What stayed with me most was not only the reunion itself, but what it represented.

In a profession often defined by schedules, operational demands, and constant movement, leaders across multiple branches quietly worked together to create a moment no regulation required, but humanity understood.

Military service requires people to compartmentalize parts of themselves in order to continue moving forward. Service members quietly carry homesickness, missed milestones, exhaustion, uncertainty, and personal struggles while continuing to execute the mission because others depend on them.

Parents in uniform carry an additional weight. Even while deployed, you never stop being a parent.

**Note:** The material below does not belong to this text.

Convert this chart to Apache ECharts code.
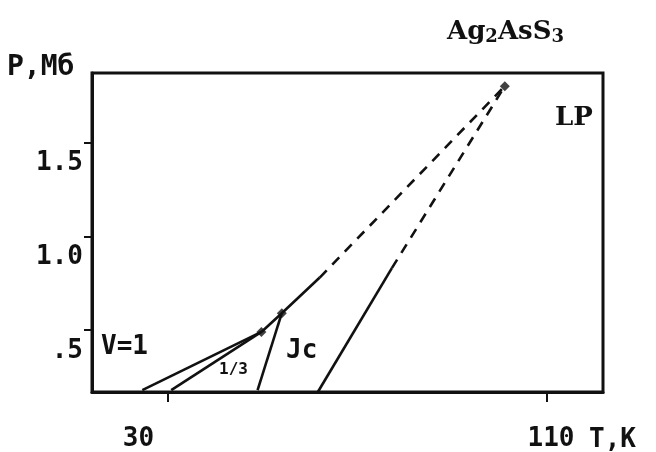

Military Appreciation Month often focuses on service and sacrifice, but behind every operation, exercise, and deployment are real people balancing mission requirements with separation from the people they love most.

Readiness is built through training, discipline, and operational capability, but it is also sustained through trust, compassion, and leaders who understand the human side of service.

Throughout the deployment, I was challenged to grow personally, professionally, and as a leader in ways I never expected. I operated in high-responsibility environments, worked alongside allied and partner forces, and witnessed firsthand how communication, leadership, and trust shape real-world operations...Oh and I was also able to complete my bachelor’s degree.

But what ultimately defined my deployment was not a briefing, mission, or achievement. It was witnessing leaders and teammates across multiple branches come together to make a moment like this possible.

That is what Military Appreciation Month means to me. It is the people behind the mission. It is leaders who invest in their service members. It is the understanding that even in demanding operational environments, humanity still matters.

Eventually, the mission continued and the aircraft lifted back into the East African night.

My son returned to his responsibilities.

I returned to mine.

Different branches. Different missions. Same commitment to service.